Bei einem von der Gesellschaft TAS ausgeführten Flug von Köln-Bonn zur griechischen Insel Kos kam es zu einer Verspätung von fast vier Stunden. Diese war auf mehrere Gründe zurückzuführen, hauptsächlich aber auf einen Mangel an Personal des Flughafens Köln-Bonn für die Gepäckverladung in das Flugzeug. Eine Reihe von Fluggästen, die von der Verspätung betroffen waren, hatten ihre etwaigen Ausgleichsansprüche an Flightright abgetreten.
Dieses Unternehmen erhob bei den deutschen Gerichten Klage gegen TAS und machte geltend, dass die Verspätung TAS zurechenbar sei und nicht durch außergewöhnliche Umstände gerechtfertigt werden könne.
Das mit dem Rechtsstreit befasste deutsche Gericht fragt den EuGH, ob es sich bei einem Mangel an Personal bei dem für die Gepäckverladung in die Flugzeuge verantwortlichen Flughafenbetreiber um einen „außergewöhnlichen Umstand“ handeln kann. Der Gerichtshof bejaht dies: Ein „außergewöhnlicher Umstand“ liege vor, wenn das Vorkommnis erstens weder seiner Natur noch seiner Ursache nach Teil der normalen Ausübung der Tätigkeit der Fluggesellschaft und zweitens von ihr nicht tatsächlich beherrschbar ist.

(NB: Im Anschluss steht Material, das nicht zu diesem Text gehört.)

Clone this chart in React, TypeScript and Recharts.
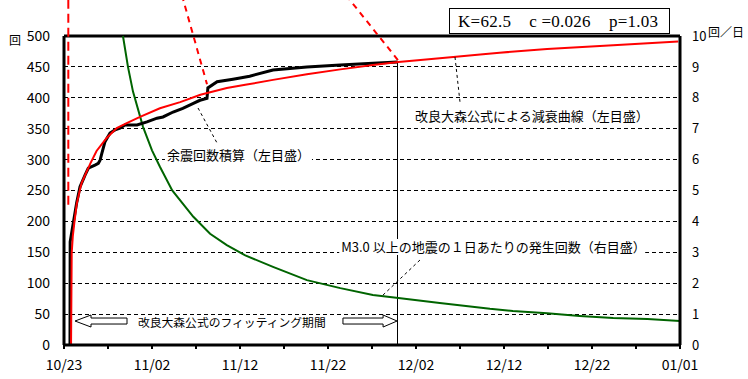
import React from 'react';
import { LineChart, Line, XAxis, YAxis, CartesianGrid, ReferenceLine, ReferenceDot } from 'recharts';

// days after 10/23 00:00
const xTickValues = [0, 5, 10, 15, 20, 25, 30, 35, 40, 45, 50, 55, 60, 65, 70];
const xTickLabels = ['10/23', '11/02', '11/12', '11/22', '12/02', '12/12', '12/22', '01/01'];
const leftTicks = [0, 50, 100, 150, 200, 250, 300, 350, 400, 450, 500];
const rightTicks = [0, 1, 2, 3, 4, 5, 6, 7, 8, 9, 10];

// 改良大森公式による減衰曲線 (cumulative)
const omoriDays = [0.8, 0.875, 1.0, 1.17, 1.44, 1.82, 2.0, 2.5, 3.0, 3.7, 4.85, 5.99, 7.13, 8.64, 10.9, 13.2, 15.5, 18.5, 20.6, 23.75, 27.6, 31.4, 35.1, 38, 42.7, 47.3, 49.5, 54.9, 62.4, 69.8];
const omoriCounts = [0, 149, 176, 197, 228, 252, 262, 278, 294, 314, 335, 351, 359, 369, 383, 393, 405, 416, 421, 429, 438, 446, 453, 458, 464, 470, 473, 479, 485, 491];

// 余震回数積算 (observed)
const obsDays = [0.68, 0.7, 1.05, 1.44, 1.82, 2.39, 2.76, 3.52, 3.9, 4.1, 4.3, 4.66, 5.23, 5.8, 6.36, 6.93, 8.3, 9.43, 10.57, 11.25, 12.4, 13.5, 14.7, 15.45, 16.25, 16.35, 17.4, 19.2, 20.0, 21.1, 23.75, 27.6, 31.4, 35.1, 37.9];
const obsCounts = [0, 167, 197, 230, 256, 275, 286, 291, 294, 299, 310, 329, 343, 348, 351, 356, 356, 361, 367, 369, 377, 383, 391, 396, 399, 416, 426, 430, 432, 435, 445, 450, 453, 456, 458];

// M3.0以上の地震の1日あたりの発生回数 (right axis)
const rateDays = [6.7, 7.27, 7.84, 8.98, 10.0, 10.9, 12.3, 14.7, 16.6, 18.5, 20.6, 23.75, 27.6, 31.4, 35.1, 38, 42.7, 48.4, 51, 54.9, 58.6, 62.4, 66.3, 70];
const ratePerDay = [10, 9.0, 8.2, 7.06, 6.3, 5.77, 5.0, 4.15, 3.6, 3.23, 2.9, 2.53, 2.1, 1.84, 1.62, 1.52, 1.36, 1.17, 1.1, 1.03, 0.94, 0.87, 0.84, 0.78];

const fitEndDay = 37.95;

const omoriData = omoriDays.map((d, i) => ({ day: d, v: omoriCounts[i] }));
const obsData = obsDays.map((d, i) => ({ day: d, v: obsCounts[i] }));
const rateData = rateDays.map((d, i) => ({ day: d, r: ratePerDay[i] }));

const FONT = "'Noto Sans CJK JP', sans-serif";

const XTick = (props: any) => {
  const { x, y, payload } = props;
  if (payload.value % 10 !== 0) return <g />;
  return (
    <text x={x} y={y + 19} textAnchor="middle" fontSize={14} fontFamily={FONT} fill="#000">
      {xTickLabels[payload.value / 10]}
    </text>
  );
};

const textLabel = (text: string, fontSize: number, bgWidth: number) => (p: any) => (
  <g>
    {bgWidth > 0 && <rect x={p.cx - 2} y={p.cy - 8} width={bgWidth} height={16} fill="#fff" />}
    <text x={p.cx} y={p.cy} dominantBaseline="central" fontSize={fontSize} fontFamily={FONT} fill="#000">
      {text}
    </text>
  </g>
);

const hollowArrow = (head: number) => (p: any) => {
  const { x1, y1, x2 } = p;
  const d = x2 > x1 ? 1 : -1;
  const hx = x2 - d * head;
  const y = y1;
  const pts = [
    [x2, y], [hx, y - 6], [hx, y - 3], [x1, y - 3], [x1, y + 3], [hx, y + 3], [hx, y + 6],
  ].map((q) => q.join(',')).join(' ');
  return <polygon points={pts} fill="#fff" stroke="#000" strokeWidth={1} />;
};

export default function App() {
  return (
    <div style={{ position: 'absolute', left: 0, top: 0, width: 748, height: 379, background: '#fff' }}>
      <LineChart width={748} height={379} margin={{ top: 36, right: 8, bottom: 4, left: 8 }}>
        <CartesianGrid yAxisId="left" vertical={false} stroke="#000" strokeDasharray="4 3" shapeRendering="crispEdges" />
        <XAxis
          type="number"
          dataKey="day"
          domain={[0, 70]}
          ticks={xTickValues}
          height={30}
          tick={<XTick />}
          tickSize={4}
          tickLine={{ stroke: '#000', strokeWidth: 2 }}
          axisLine={{ stroke: '#000', strokeWidth: 3 }}
          interval={0}
        />
        <YAxis
          yAxisId="left"
          domain={[0, 500]}
          ticks={leftTicks}
          width={56}
          tickSize={0}
          tickMargin={14}
          interval={0}
          axisLine={{ stroke: '#000', strokeWidth: 3 }}
          tick={{ fontSize: 14, fontFamily: FONT, fill: '#000' }}
        />
        <YAxis
          yAxisId="right"
          orientation="right"
          domain={[0, 10]}
          ticks={rightTicks}
          width={60}
          tickSize={0}
          tickMargin={12}
          interval={0}
          axisLine={{ stroke: '#000', strokeWidth: 3 }}
          tick={{ fontSize: 13, fontFamily: FONT, fill: '#000' }}
        />

        <ReferenceDot yAxisId="left" x={11.7} y={309} shape={textLabel('余震回数積算（左目盛）', 13, 147)} />
        <ReferenceDot yAxisId="left" x={39.9} y={372} shape={textLabel('改良大森公式による減衰曲線（左目盛）', 13, 0)} />
        <ReferenceDot yAxisId="left" x={31.5} y={158.6} shape={textLabel('M3.0 以上の地震の１日あたりの発生回数（右目盛）', 13, 306)} />
        <ReferenceDot yAxisId="left" x={8.4} y={38.5} shape={textLabel('改良大森公式のフィッティング期間', 11.8, 0)} />

        <ReferenceLine yAxisId="left" y={500} stroke="#000" strokeWidth={3} />
        <ReferenceLine yAxisId="left" segment={[{ x: fitEndDay, y: 0 }, { x: fitEndDay, y: 458 }]} stroke="#000" strokeWidth={1} shapeRendering="crispEdges" />

        <Line yAxisId="right" data={rateData} dataKey="r" stroke="#006400" strokeWidth={2} dot={false} isAnimationActive={false} />
        <Line yAxisId="left" data={obsData} dataKey="v" stroke="#000" strokeWidth={3} dot={false} isAnimationActive={false} />
        <Line yAxisId="left" data={omoriData} dataKey="v" stroke="#ff0000" strokeWidth={2} dot={false} isAnimationActive={false} />

        {/* leaders */}
        <ReferenceLine yAxisId="left" ifOverflow="visible" segment={[{ x: 0.49, y: 227 }, { x: 0.49, y: 566 }]} stroke="#ff0000" strokeWidth={2} strokeDasharray="9 5" />
        <ReferenceLine yAxisId="left" ifOverflow="visible" segment={[{ x: 13.4, y: 566 }, { x: 16.25, y: 422 }]} stroke="#ff0000" strokeWidth={2} strokeDasharray="6 5" />
        <ReferenceLine yAxisId="left" ifOverflow="visible" segment={[{ x: 32.05, y: 566 }, { x: 37.95, y: 461 }]} stroke="#ff0000" strokeWidth={2} strokeDasharray="6 5" />
        <ReferenceLine yAxisId="left" segment={[{ x: 15.23, y: 383.5 }, { x: 17.39, y: 326.9 }]} stroke="#000" strokeWidth={1} strokeDasharray="3 3" />
        <ReferenceLine yAxisId="left" segment={[{ x: 44.43, y: 466 }, { x: 45.0, y: 393 }]} stroke="#000" strokeWidth={1} strokeDasharray="3 3" />
        <ReferenceLine yAxisId="left" segment={[{ x: 40.45, y: 137.5 }, { x: 36.14, y: 79.3 }]} stroke="#000" strokeWidth={1} strokeDasharray="3 3" />

        {/* fitting period arrows */}
        <ReferenceLine yAxisId="left" segment={[{ x: 7.16, y: 38.8 }, { x: 1.25, y: 38.8 }]} shape={hollowArrow(16)} />
        <ReferenceLine yAxisId="left" segment={[{ x: 31.7, y: 38.8 }, { x: 37.85, y: 38.8 }]} shape={hollowArrow(14)} />
      </LineChart>

      <svg width={748} height={379} style={{ position: 'absolute', left: 0, top: 0, pointerEvents: 'none' }}>
        <text x={9} y={39} dominantBaseline="central" fontSize={12} fontFamily={FONT}>回</text>
        <text x={708} y={31} dominantBaseline="central" fontSize={12} fontFamily={FONT}>回／日</text>
        <rect x={449.5} y={8.5} width={220} height={25} fill="#fff" stroke="#000" strokeWidth={1} />
        <text x={458} y={21} dominantBaseline="central" fontSize={17} fontFamily="'Liberation Serif', serif" textLength={200} lengthAdjust="spacing" style={{ whiteSpace: 'pre' }}>
          {'K=62.5    c =0.026    p=1.03'}
        </text>
      </svg>
    </div>
  );
}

Es sei Sache des deutschen Gerichts, zu beurteilen, ob diese beiden Voraussetzungen erfüllt sind. Demzufolge werde es erstens zu beurteilen haben, ob im vorliegenden Fall die bei der Gepäckverladung festgestellten Mängel als allgemeine Mängel anzusehen sind. Wäre dies der Fall, könnten die Mängel kein Vorkommnis darstellen, das Teil der normalen Ausübung der Tätigkeit der Fluggesellschaft ist. Zweitens müsse das Gericht beurteilen, ob die Mängel von TAS nicht beherrschbar waren. Dies wäre insbesondere dann nicht der Fall, wenn TAS befugt wäre, eine tatsächliche Kontrolle über den Flughafenbetreiber auszuüben.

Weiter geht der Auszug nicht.